Frazer also knows the ‘other’ side of Heather Boodey. Travel, especially trips to Las Vegas for the Professional Bull Riding Finals and to Atlantic City just to play, are her favorite ‘away from the horses’ activities.


“Vacation is our middle name,” Frazer said, speaking of trips to New England and Ireland as well as Vegas and Atlantic City.” Her favorite place in the world probably is Vegas.”


Frazer continued speaking about her friend, and the parents who helped make Boodey the person she is. “If you know Heather, you know Ken and Sue. They’re devoted parents who would give you the shirts off their backs. That’s where Heather gets her generosity. They’re just kind people.”
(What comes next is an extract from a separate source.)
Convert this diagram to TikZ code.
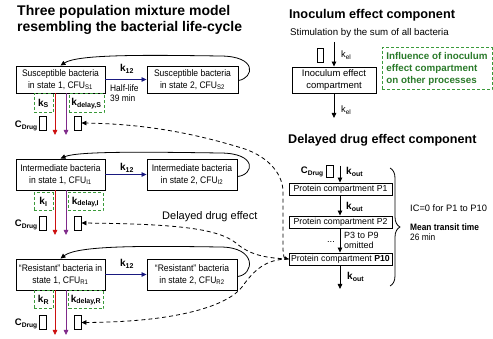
\documentclass[tikz,border=0pt]{standalone}
\usepackage{fontspec}
\setmainfont{Liberation Sans}
\newfontfamily\narrowfont[FakeStretch=0.9]{Liberation Sans}
\usetikzlibrary{arrows.meta,calc,decorations.pathreplacing}
\definecolor{dgreen}{HTML}{3A9A3A}
\definecolor{gtext}{HTML}{2A7A2A}
\definecolor{kred}{HTML}{CC1010}
\definecolor{kpurple}{HTML}{7F2A8A}
\definecolor{knavy}{HTML}{1A1A80}
\newcommand{\sbs}[1]{\textsubscript{#1}}
\begin{document}
\begin{tikzpicture}[x=1pt,y=-1pt,
  font=\fontsize{9.3}{11}\selectfont,
  bbox/.style={draw,line width=0.9pt,align=center,inner sep=0pt,font=\narrowfont\fontsize{9.5}{12}\selectfont},
  pbox/.style={draw,line width=0.9pt,inner sep=0pt,minimum width=103,minimum height=12,font=\fontsize{8.7}{10}\selectfont},
  gbox/.style={draw=dgreen,line width=1pt,dash pattern=on 3pt off 2pt,inner sep=0pt,font=\bfseries\fontsize{10}{12}\selectfont},
  inrect/.style={draw,line width=0.9pt,minimum width=7,minimum height=14,inner sep=0pt},
  arr/.style={line width=0.8pt,-{Triangle[length=5pt,width=4.5pt]}},
  loopar/.style={line width=0.8pt,-{Triangle[length=5pt,width=4.5pt]}},
  dline/.style={line width=0.8pt,dash pattern=on 4pt off 3pt,-{Triangle[length=5pt,width=4.5pt]}},
  klab/.style={font=\bfseries\fontsize{10}{12}\selectfont,inner sep=0pt},
  cdrug/.style={font=\bfseries\fontsize{9.5}{11}\selectfont,inner sep=0pt,anchor=east}
]
\useasboundingbox (0,0) rectangle (493,339);

% ---------- titles ----------
\node[anchor=west,align=left,inner sep=0pt,font=\bfseries\fontsize{14}{16}\selectfont] (t1) at (17,20) {Three population mixture model\\resembling the bacterial life-cycle};
\node[anchor=west,inner sep=0pt,font=\bfseries\fontsize{12.7}{15}\selectfont] (t2) at (289,15) {Inoculum effect component};
\node[anchor=west,inner sep=0pt,font=\fontsize{9.7}{12}\selectfont] (t3) at (290,33) {Stimulation by the sum of all bacteria};
\node[anchor=west,inner sep=0pt,font=\bfseries\fontsize{12.6}{15}\selectfont] (t4) at (288,140) {Delayed drug effect component};
\node[anchor=west,inner sep=0pt,font=\fontsize{11}{13}\selectfont] (dde) at (162,217) {Delayed drug effect};

% ---------- bacteria boxes ----------
\node[bbox,minimum width=89,minimum height=27] (S1) at (60.5,79.5) {Susceptible bacteria\\in state 1, CFU\sbs{S1}};
\node[bbox,minimum width=91,minimum height=27] (S2) at (192.5,79.5) {Susceptible bacteria\\in state 2, CFU\sbs{S2}};
\node[bbox,minimum width=89,minimum height=31] (I1) at (60.5,174.5) {Intermediate bacteria\\in state 1, CFU\sbs{I1}};
\node[bbox,minimum width=90,minimum height=31] (I2) at (192,174.5) {Intermediate bacteria\\in state 2, CFU\sbs{I2}};
\node[bbox,minimum width=89,minimum height=31] (R1) at (60.5,274.5) {“Resistant” bacteria in\\state 1, CFU\sbs{R1}};
\node[bbox,minimum width=90,minimum height=31] (R2) at (192,274.5) {“Resistant” bacteria\\in state 2, CFU\sbs{R2}};

% k12 arrows
\draw[arr,draw=knavy,-{Triangle[length=5pt,width=4.5pt,fill=knavy]}] (S1) -- (S2);
\draw[arr,draw=knavy,-{Triangle[length=5pt,width=4.5pt,fill=knavy]}] (I1) -- (I2);
\draw[arr,draw=knavy,-{Triangle[length=5pt,width=4.5pt,fill=knavy]}] (R1) -- (R2);
\node[klab] (k12S) at (127,69) {k\sbs{12}};
\node[klab] (k12I) at (127,168) {k\sbs{12}};
\node[klab] (k12R) at (127,264) {k\sbs{12}};
\node[anchor=west,align=left,inner sep=0pt,font=\narrowfont\fontsize{9.3}{10.5}\selectfont] (hl) at (110,93) {Half-life\\39 min};

% loops
\draw[loopar] ($(S2.east)+(0,1)$) .. controls (254,78) and (258,56) .. (220,56) .. controls (150,55) and (78,54) .. (S1.north);
\draw[loopar] ($(I2.east)+(0,2)$) .. controls (254,175) and (258,153) .. (220,153) .. controls (150,152) and (78,151) .. (I1.north);
\draw[loopar] ($(R2.east)+(0,2)$) .. controls (254,275) and (258,247) .. (220,247) .. controls (150,246) and (78,245) .. (R1.north);

% ---------- kill / delay terms ----------
\node[gbox,minimum width=19,minimum height=19] (kS) at (43.5,103.5) {k\sbs{S}};
\node[gbox,minimum width=35,minimum height=19] (kdS) at (86.5,103.5) {k\sbs{delay,S}};
\node[gbox,minimum width=19,minimum height=18] (kI) at (43.5,202) {k\sbs{I}};
\node[gbox,minimum width=35,minimum height=18] (kdI) at (85.5,202) {k\sbs{delay,I}};
\node[gbox,minimum width=19,minimum height=18] (kR) at (43.5,300) {k\sbs{R}};
\node[gbox,minimum width=35,minimum height=18] (kdR) at (86,300) {k\sbs{delay,R}};

\coordinate (rS) at (55,135); \coordinate (pS) at (66,135);
\coordinate (rI) at (55,235); \coordinate (pI) at (66,235);
\coordinate (rR) at (55,335); \coordinate (pR) at (66,335);
\draw[arr,draw=kred,-{Triangle[length=5pt,width=4.5pt,fill=kred]}] (rS |- S1.south) -- (rS);
\draw[arr,draw=kpurple,-{Triangle[length=5pt,width=4.5pt,fill=kpurple]}] (pS |- S1.south) -- (pS);
\draw[arr,draw=kred,-{Triangle[length=5pt,width=4.5pt,fill=kred]}] (rI |- I1.south) -- (rI);
\draw[arr,draw=kpurple,-{Triangle[length=5pt,width=4.5pt,fill=kpurple]}] (pI |- I1.south) -- (pI);
\draw[arr,draw=kred,-{Triangle[length=5pt,width=4.5pt,fill=kred]}] (rR |- R1.south) -- (rR);
\draw[arr,draw=kpurple,-{Triangle[length=5pt,width=4.5pt,fill=kpurple]}] (pR |- R1.south) -- (pR);

\node[inrect] (cS) at (42.5,123) {};
\node[inrect] (dS) at (77.5,123) {};
\node[inrect] (cI) at (42.5,223) {};
\node[inrect] (dI) at (77.5,223) {};
\node[inrect] (cR) at (42.5,322.5) {};
\node[inrect] (dR) at (77.5,322.5) {};
\node[cdrug] (CS) at (38,126) {C\sbs{Drug}};
\node[cdrug] (CI) at (38,225) {C\sbs{Drug}};
\node[cdrug] (CR) at (38,324) {C\sbs{Drug}};

% ---------- inoculum component ----------
\node[inrect,minimum width=6] (iin) at (320,55) {};
\coordinate (istart) at (334,42);
\node[draw,line width=0.9pt,minimum width=84,minimum height=26,align=center,inner sep=0pt,font=\fontsize{9.5}{12}\selectfont] (inoc) at (334,80) {Inoculum effect\\compartment};
\draw[arr] (istart) -- (inoc.north);
\node[anchor=west,inner sep=0pt] (kel1) at (341,55) {k\sbs{el}};
\coordinate (iend) at (334,118);
\draw[arr] (inoc.south) -- (iend);
\node[anchor=west,inner sep=0pt] (kel2) at (341,110) {k\sbs{el}};
\node[gbox,text=gtext,align=left,minimum width=110,minimum height=42,inner sep=0pt,font=\bfseries\fontsize{9.8}{12.3}\selectfont] (infl) at (437,69) {Influence of inoculum\\effect compartment\\on other processes};

% ---------- protein chain ----------
\node[cdrug] (CP) at (324,172) {C\sbs{Drug}};
\node[inrect,minimum height=12] (pin) at (329.5,171) {};
\coordinate (pstart) at (340,166);
\node[pbox] (P1) at (340.5,189) {Protein compartment P1};
\node[pbox] (P2) at (340.5,222) {Protein compartment P2};
\node[pbox] (P10) at (340.5,259) {Protein compartment \textbf{P10}};
\coordinate (pend) at (340,289);
\draw[arr] (pstart) -- (P1.north -| pstart);
\draw[arr] (P1.south -| pstart) -- (P2.north -| pstart);
\draw[arr] (P2.south -| pstart) -- (P10.north -| pstart);
\draw[arr] (P10.south -| pstart) -- (pend);
\node[klab,anchor=west] (ko1) at (346,172) {k\sbs{out}};
\node[klab,anchor=west] (ko2) at (346,207) {k\sbs{out}};
\node[klab,anchor=west] (ko3) at (347,277) {k\sbs{out}};
\node[anchor=west,align=left,inner sep=0pt,font=\fontsize{9}{10}\selectfont] (om) at (344,240) {P3 to P9\\omitted};
\node[inner sep=0pt] (dots) at (331,242) {...};
\node[anchor=west,inner sep=0pt,font=\fontsize{9.3}{11}\selectfont] (ic) at (410,208) {IC=0 for P1 to P10};
\coordinate (b1) at (390,168); \coordinate (b2) at (390,286);
\draw[decorate,decoration={brace,amplitude=10pt},line width=0.8pt] (b1) -- (b2);
\node[anchor=west,align=left,inner sep=0pt,font=\narrowfont\fontsize{9.3}{10.5}\selectfont] (mtt) at (410,232) {\textbf{Mean transit time}\\26 min};

% ---------- delayed-effect links ----------
\draw[dline,{Triangle[length=4pt,width=3.5pt]}-{Triangle[length=5pt,width=4.5pt]}] (P10.west) .. controls (284,258) .. (283,250) -- (283,192) .. controls (283,175) and (270,158) .. (245,149) .. controls (200,135) and (150,124) .. (dS.east);
\draw[dline] (P10.west) .. controls (265,258) and (250,255) .. (236,243) .. controls (218,229) and (180,224) .. (dI.east);
\draw[dline] (P10.west) .. controls (266,259) and (254,270) .. (242,287) .. controls (228,305) and (180,322) .. (dR.east);
\end{tikzpicture}
\end{document}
“My parents are the most important people in my life,” Boodey added. “They made me what I am today. I’m very blessed to have wonderful, wonderful clients. My closest friends are the people at my barn.


Sue, Heather and Ken Boodey


“My parents are pretty strict about me getting too deeply into this. Still I am happy doing what I’m doing. I’m single. If I were married, I would want to take more free time. But I would have to find someone who understands and appreciates the horse business.”


Now a new season is underway. Horses have been body clipped. Riders’ new habits have been delivered, their fitting checked. Trunks have been packed – and many unpacked again. Like all horse trainers, Boodey looks forward to the new season with unbridled optimism. She has paid her dues.


Claude Shiflet has many sayings. One of his favorites is: “It’s hard to soar with eagles when you’re fooling with turkeys.” Boodey is taking many proverbial eagles into the 2007 season.